Palasis Corpus


Katerina Palasis
Department of Linguistics
Université Côte d’Azur, CNRS, BCL, France

website

Participants: 22
Type of Study: classroom
Location: France
Media type: audio
DOI: doi:10.21415/T5SW4P

Browsable transcripts

Download transcripts

Link to media folder

Video is available offline on special request.

Citation information

In accordance with TalkBank rules, any use of data from this corpus must be accompanied by the above reference.

Articles related to the data:

Project Description - Year 1

This is a longitudinal and cross-sectional study of language development in French with recordings made over a 3-year period with 22 children aged 2;5.5 to 4;0.1 from the same kindergarten class. Corpus 1 represents the first year with recordings from November 2006 to June 2007 (13 sessions, approximately 20 hours). The file names begin with the session number and there are usually several transcripts from a given day.

Rita's first language was Portuguese and Eliza's first language was Russian. The interactions are child-child and child-investigator spontaneous interactions, including playing various games, ‘reading’ books, commenting on the class’ photo album, asking the children about their activities in and out of school.

History: this series of recordings (Corpus 1) was undertaken within my thesis project in order to study the development of subject clitics, strong pronouns, and noun phrases in spontaneous child French. This is the reason why very specific codes were devised with regard to clitic and strong pronouns in this corpus (cf. attached Palasis_06-07_Specific.cut file, and details in Palasis, Katerina, 2010, "Introducing New French Child Data: Thoughts on their Gathering and Coding", Corpus, Vol. 9 "La syntaxe de corpus", p. 33-51, http://corpus.revues.org/index1801.html). There was no specific funding for Corpus 1.

I will very shortly start working on Corpus 2 (25 hours of recordings) and Corpus 3 (20 hours) thanks to recently granted funding by the ANR (Agence Nationale de la Recherche) within a joint French-German (University of Nice-Sophia Antipolis and University of Konstanz) 3-year project named DADDIPRO (‘Dialectal, acquisitional, and diachronic data and investigations on subject pronouns in Gallo-Romance’).

Warnings

Proper first names used in final transcripts (since each transcript is now linked to either a video or an audio file). Family names and some locations not transcribed in order to preserve privacy. Since the initial project was to use pseudonyms (I had not thought about linkage…), discrepancies can be found between these final transcripts and previous transcripts cited in preceding publications. Informed consent form signed by parents for each child.

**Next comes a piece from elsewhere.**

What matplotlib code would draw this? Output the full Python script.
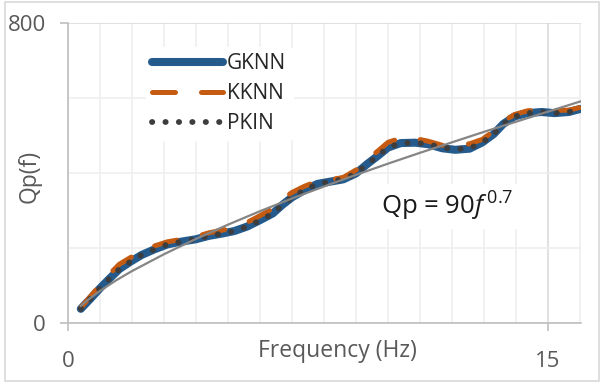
import matplotlib
matplotlib.use("Agg")
import matplotlib.pyplot as plt
from matplotlib.patches import Rectangle
from matplotlib.ticker import MultipleLocator, FixedLocator

plt.rcParams['font.family'] = ['Open Sans', 'DejaVu Sans']
plt.rcParams['mathtext.fontset'] = 'custom'
plt.rcParams['mathtext.rm'] = 'Open Sans'
plt.rcParams['mathtext.it'] = 'Open Sans:italic'

# ---- data ----
freq = [0.4, 0.7, 1.0, 1.3, 1.6, 1.95, 2.3, 2.7, 3.1, 3.5, 4.0, 4.4, 4.8, 5.2,
        5.6, 6.0, 6.4, 6.7, 7.0, 7.4, 7.8, 8.2, 8.6, 9.0, 9.35, 9.7, 10.0, 10.4,
        10.85, 11.25, 11.7, 12.1, 12.55, 12.95, 13.3, 13.6, 13.95, 14.35, 14.8,
        15.2, 15.65, 16.0]
gknn = [37, 64, 92, 118, 143, 163, 181, 196, 209, 216, 223, 232, 238, 245,
        257, 274, 292, 315, 335, 355, 371, 377, 383, 399, 424, 447, 468, 480,
        481, 477, 466, 462, 465, 482, 504, 531, 551, 560, 563, 560, 563, 571]
kknn = [40, 70, 100, 130, 156, 174, 190, 205, 216, 222, 230, 240, 247, 254,
        268, 286, 305, 330, 348, 365, 378, 382, 388, 408, 436, 460, 482, 493,
        492, 485, 474, 474, 478, 490, 512, 538, 556, 566, 570, 567, 568, 575]
pkin = [37, 64, 92, 118, 143, 163, 181, 196, 209, 216, 223, 232, 238, 245,
        257, 273, 292, 315, 335, 355, 371, 377, 383, 399, 424, 447, 468, 480,
        481, 477, 468, 464, 466, 482, 504, 531, 551, 560, 563, 560, 563, 571]
fit_freq = [0.4, 0.7, 1.0, 1.5, 2.0, 3.0, 4.0, 5.0, 6.0, 7.0, 8.0, 9.0, 10.0,
            11.0, 12.0, 13.0, 14.0, 15.0, 16.0]
fit_qp = [45, 66, 85, 113, 138, 183, 224, 262, 298, 332, 364, 395, 425,
          454, 482, 510, 537, 564, 591]

x_major = [0, 15]
y_major = [0, 800]

W, H = 603, 383
fig = plt.figure(figsize=(W / 100, H / 100), dpi=100)
ax = fig.add_axes([68 / W, 1 - 322.7 / H, (581 - 68) / W, (322.7 - 23.3) / H])

ax.plot(freq, gknn, color='#245a8c', lw=5.8, solid_capstyle='round',
        label='GKNN', zorder=3)
ax.plot(freq, kknn, color='#c55a11', lw=3.6, dashes=(4.6, 5.2),
        dash_capstyle='round', label='KKNN', zorder=4)
ax.plot(freq, pkin, color='#3d3d3d', lw=4.2, dashes=(0.05, 2.25),
        dash_capstyle='round', label='PKIN', zorder=5)
ax.plot(fit_freq, fit_qp, color='#858585', lw=1.6, zorder=6)

ax.set_xlim(0, 16.03)
ax.set_ylim(0, 800)
ax.xaxis.set_major_locator(FixedLocator(x_major))
ax.xaxis.set_minor_locator(MultipleLocator(1))
ax.yaxis.set_major_locator(FixedLocator(y_major))
ax.yaxis.set_minor_locator(MultipleLocator(200))
ax.grid(which='major', color='#d9d9d9', lw=1.1)
ax.grid(which='minor', color='#eeeeee', lw=1.1)
ax.set_axisbelow(True)

for s in ['top', 'right']:
    ax.spines[s].set_visible(False)
for s in ['left', 'bottom']:
    ax.spines[s].set_color('#bfbfbf')
    ax.spines[s].set_linewidth(1.2)

ax.tick_params(which='major', length=6, width=1.2, color='#bfbfbf',
               labelcolor='#595959', labelsize=16)
ax.tick_params(axis='x', which='major', pad=14.5)
ax.tick_params(axis='y', which='major', pad=10)
ax.tick_params(which='minor', length=0)

ax.set_xlabel('Frequency (Hz)', fontsize=16.5, color='#595959')
ax.xaxis.set_label_coords(0.525, -0.096)
ax.xaxis.label.set_va('center')
ax.set_ylabel('Qp(f)', fontsize=16.5, color='#595959')
ax.yaxis.set_label_coords(-0.074, 0.487)
ax.yaxis.label.set_va('center')

leg = ax.legend(loc='upper left', bbox_to_anchor=(0.152, 0.922), fontsize=15,
                frameon=True, framealpha=1, edgecolor='white',
                handlelength=3.4, handletextpad=0.2, labelspacing=0.44,
                borderpad=0.3, borderaxespad=0)
for t in leg.get_texts():
    t.set_color('#262626')

ax.text(0.611, 0.36, r'Qp = 90$\mathit{f}^{\,0.7}$', transform=ax.transAxes,
        fontsize=18.5, color='#1a1a1a', va='baseline', ha='left',
        bbox=dict(facecolor='white', edgecolor='none', pad=4), zorder=7)

fig.add_artist(Rectangle((5 / W, 1 - 381 / H), 594 / W, 379 / H,
                         transform=fig.transFigure, fill=False,
                         edgecolor='#d9d9d9', lw=1.2))

fig.savefig('out.png', dpi=100)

There are a number of videos in this file where there is transcribed material, usually at the begining or end, for which there is no video. For most of these files there is a comment saying that the transcription was made from the audio files. The files that fit this description are:

01-1b, 04-16, 07-29b, 08-32a, 08-33, 09-37a, 11-43a, 13-46a, 13-48a.

Also, some of the linking near the end of file 08-31a was not very accurate.

Project Description - Year 2

Corpus 2 is the second part of a project that collected data from an entire kindergarten class in France during three years:
Corpus 1 2 3
Dates 2006/2007 2007/2008 2008/2009
Recordings (hours) 20 20 25
Sessions 13 10 10
Media Audio & video Audio & video Audio & video
Participants (children) 20 19 18
Age ranges2;5-4;0 3;6-4;11 4;5-5;11
Utterances (children) 15.992 14.348 In progress
Participants (adults) 3 1 1
Utterances (adults) 12.891 9.291 In progress

The data are semi-naturalistic throughout, with child-child and child-investigator interactions. The children were encouraged to narrate their activities in and out of school, ‘read’ books and play games. For each session, three to five children were seated around a small table in a quiet room next to their classroom.

Children were L1 French speakers except for two children whose L1 was Portuguese (RIT) and Russian (ELI).

These recordings were initially undertaken in order to study the development of subject clitics, strong pronouns and noun phrases in spontaneous child French. This is the reason why pronouns bear specific codes on the MOR tier (see Specific.cut file, and details in

Palasis, Katerina, 2010, "Introducing New French Child Data: Thoughts on their Gathering and Coding", Corpus, Vol. 9 "La syntaxe de corpus", p. 33-51 pdf

The codes used on the %err line are described in this table.

Corpus 3 (18 children, 4;5-5;11, 25 hours of recordings) is on its way.

Acknowledgements

Corpus 2 work was supported by the French-German ANR-DFG grant awarded to the project ‘Dialectal, acquisitional, and diachronic data and investigations on subject pronouns in Gallo-Romance’ (DADDIPRO, 2012-2015, no. ANR 11 FRAL 007 01): https://anr.fr/Projet-ANR-11-FRAL-0007

My deepest thanks also go to Brian MacWhinney who made this contribution come true. Usage Restrictions Last names and locations are sometimes audible in the recordings. They are not transcribed and should never be.